The mentioned paper raises the question ‘how a country might “graduate” from a history of serial default’ over time. Greece and Spain are mentioned as two countries which over time have improved their track record and grown out of national debt teething problems. The paper mentions as possible reasons reforming of institutions and benefiting from the anchor of the European Union. From today’s perspective one may comment: First, reforming of local institutions (like e.g. the Greek tax collection system) seems more pressing than ever before and not a finished job yet. Second, for Eurozone peripheral countries like the PIGS (Portugal, Italy, Greece, Spain; don’t interpret the financial markets’ abbreviation wrongly) the European Union as an anchor, specifically the common currency aspect of it, turns out to be a doubled-edged sword: It has delivered various benefits whilst it has handcuffed those countries in a state of Eurozone economic imbalance (core versus peripheral countries) with for instance no local currency adjustment (like a devaluation) possible.

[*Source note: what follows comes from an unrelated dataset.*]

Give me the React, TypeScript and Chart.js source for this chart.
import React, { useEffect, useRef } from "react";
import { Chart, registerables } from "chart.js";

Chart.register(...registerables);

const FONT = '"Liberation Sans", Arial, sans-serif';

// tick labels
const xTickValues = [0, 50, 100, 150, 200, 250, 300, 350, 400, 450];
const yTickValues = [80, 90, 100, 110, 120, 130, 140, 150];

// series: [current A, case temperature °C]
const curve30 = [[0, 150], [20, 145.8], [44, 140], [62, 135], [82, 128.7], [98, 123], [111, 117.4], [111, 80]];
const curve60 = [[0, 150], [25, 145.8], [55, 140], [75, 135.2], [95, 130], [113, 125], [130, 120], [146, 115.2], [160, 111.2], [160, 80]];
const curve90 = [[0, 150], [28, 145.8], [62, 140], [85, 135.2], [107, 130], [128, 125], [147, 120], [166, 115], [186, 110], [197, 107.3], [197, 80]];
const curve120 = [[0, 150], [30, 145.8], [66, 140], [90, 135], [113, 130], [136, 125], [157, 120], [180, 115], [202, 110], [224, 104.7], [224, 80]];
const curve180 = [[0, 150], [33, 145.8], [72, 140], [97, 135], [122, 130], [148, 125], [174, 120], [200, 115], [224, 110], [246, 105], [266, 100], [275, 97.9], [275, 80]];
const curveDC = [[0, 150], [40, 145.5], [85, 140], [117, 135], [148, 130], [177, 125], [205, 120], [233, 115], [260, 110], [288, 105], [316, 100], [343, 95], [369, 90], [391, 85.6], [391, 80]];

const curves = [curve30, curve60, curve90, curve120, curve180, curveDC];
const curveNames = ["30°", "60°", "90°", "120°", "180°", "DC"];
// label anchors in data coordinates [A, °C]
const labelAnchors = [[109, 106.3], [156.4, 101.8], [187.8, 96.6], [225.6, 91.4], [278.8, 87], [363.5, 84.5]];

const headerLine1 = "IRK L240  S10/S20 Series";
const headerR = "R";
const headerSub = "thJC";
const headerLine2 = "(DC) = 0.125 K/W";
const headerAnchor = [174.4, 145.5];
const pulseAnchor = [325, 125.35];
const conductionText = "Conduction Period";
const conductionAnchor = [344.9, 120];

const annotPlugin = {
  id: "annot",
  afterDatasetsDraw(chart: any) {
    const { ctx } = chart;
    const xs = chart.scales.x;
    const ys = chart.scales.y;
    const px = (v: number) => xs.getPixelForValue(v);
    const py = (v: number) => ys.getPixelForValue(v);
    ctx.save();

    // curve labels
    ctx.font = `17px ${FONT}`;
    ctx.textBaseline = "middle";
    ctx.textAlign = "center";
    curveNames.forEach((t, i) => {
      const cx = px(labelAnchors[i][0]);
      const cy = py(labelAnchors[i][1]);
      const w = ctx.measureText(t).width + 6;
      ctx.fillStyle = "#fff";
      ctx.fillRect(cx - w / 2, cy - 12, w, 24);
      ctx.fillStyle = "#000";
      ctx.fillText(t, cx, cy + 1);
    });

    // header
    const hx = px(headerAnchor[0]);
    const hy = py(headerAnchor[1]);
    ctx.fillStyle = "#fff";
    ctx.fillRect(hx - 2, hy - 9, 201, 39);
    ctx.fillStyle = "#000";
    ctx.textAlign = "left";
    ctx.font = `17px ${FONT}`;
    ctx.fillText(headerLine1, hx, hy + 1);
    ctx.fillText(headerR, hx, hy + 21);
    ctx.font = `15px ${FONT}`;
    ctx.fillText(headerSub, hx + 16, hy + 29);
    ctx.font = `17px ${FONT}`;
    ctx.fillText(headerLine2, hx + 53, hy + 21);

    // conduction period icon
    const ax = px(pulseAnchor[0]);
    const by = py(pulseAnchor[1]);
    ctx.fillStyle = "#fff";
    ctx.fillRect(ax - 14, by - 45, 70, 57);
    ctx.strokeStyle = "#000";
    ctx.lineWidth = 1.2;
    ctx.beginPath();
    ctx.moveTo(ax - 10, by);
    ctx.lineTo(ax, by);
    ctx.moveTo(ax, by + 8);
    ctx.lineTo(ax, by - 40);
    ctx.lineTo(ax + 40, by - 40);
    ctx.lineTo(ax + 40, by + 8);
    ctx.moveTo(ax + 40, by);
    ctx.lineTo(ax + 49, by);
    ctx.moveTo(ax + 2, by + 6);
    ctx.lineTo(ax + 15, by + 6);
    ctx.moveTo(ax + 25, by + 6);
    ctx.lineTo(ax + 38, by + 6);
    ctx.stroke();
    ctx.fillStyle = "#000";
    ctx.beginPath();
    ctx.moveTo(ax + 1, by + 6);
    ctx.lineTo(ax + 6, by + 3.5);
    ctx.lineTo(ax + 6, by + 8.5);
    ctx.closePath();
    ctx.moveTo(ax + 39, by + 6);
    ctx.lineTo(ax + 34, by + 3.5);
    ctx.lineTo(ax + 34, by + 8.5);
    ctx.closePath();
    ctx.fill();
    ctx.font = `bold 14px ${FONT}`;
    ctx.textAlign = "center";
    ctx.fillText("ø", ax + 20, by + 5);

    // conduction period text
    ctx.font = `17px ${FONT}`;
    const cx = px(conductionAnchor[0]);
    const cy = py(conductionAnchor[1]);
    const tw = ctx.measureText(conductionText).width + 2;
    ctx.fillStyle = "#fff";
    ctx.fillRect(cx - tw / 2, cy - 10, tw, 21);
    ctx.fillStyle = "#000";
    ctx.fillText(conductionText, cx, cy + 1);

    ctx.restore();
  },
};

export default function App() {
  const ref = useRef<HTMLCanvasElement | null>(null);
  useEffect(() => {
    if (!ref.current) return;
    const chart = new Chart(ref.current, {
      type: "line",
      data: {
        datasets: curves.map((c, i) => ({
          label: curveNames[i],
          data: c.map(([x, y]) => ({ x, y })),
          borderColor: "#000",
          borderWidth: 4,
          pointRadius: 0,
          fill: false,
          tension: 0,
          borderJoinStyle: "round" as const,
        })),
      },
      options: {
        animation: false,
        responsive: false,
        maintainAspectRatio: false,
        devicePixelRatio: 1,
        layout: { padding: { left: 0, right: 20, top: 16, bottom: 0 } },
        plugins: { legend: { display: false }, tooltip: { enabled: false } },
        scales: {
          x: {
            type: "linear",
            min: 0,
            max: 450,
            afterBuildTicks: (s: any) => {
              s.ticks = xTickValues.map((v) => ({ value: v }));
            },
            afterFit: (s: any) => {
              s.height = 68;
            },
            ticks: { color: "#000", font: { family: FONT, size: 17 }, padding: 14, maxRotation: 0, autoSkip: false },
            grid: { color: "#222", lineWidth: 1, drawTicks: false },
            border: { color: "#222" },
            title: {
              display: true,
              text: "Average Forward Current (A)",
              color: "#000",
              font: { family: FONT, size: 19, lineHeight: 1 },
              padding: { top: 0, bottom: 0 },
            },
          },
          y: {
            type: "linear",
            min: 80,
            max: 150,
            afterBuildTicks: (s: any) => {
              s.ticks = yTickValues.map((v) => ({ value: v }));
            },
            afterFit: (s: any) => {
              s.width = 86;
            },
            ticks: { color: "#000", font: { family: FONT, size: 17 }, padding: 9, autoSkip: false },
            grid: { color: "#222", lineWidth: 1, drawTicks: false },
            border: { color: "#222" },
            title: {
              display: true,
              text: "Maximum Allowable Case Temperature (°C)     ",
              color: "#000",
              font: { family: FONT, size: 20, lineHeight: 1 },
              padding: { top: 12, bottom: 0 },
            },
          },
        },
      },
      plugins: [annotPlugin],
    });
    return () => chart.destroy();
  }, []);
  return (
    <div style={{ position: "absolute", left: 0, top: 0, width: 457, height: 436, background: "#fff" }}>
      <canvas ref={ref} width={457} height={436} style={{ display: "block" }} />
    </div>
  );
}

So then, sovereign defaults are not new. Maybe such defaults are a bit new – in a world of highly interconnected and highly complex financial markets, of a shaky banking system, of lenders of last resort soon pointing to empty pockets as they just bailed out our good banks, in a world of already low interest rates. Let’s see. In the end, there is no ‘real’ default, if the Eurozone and the IMF produce some magic in time. What are the odds?

[1] Carmen M. Reinhart, Kenneth S. Rogoff. This time is different: A panoramic view of eight centuries of financial crises. April 2008. University of Maryland, Harvard University.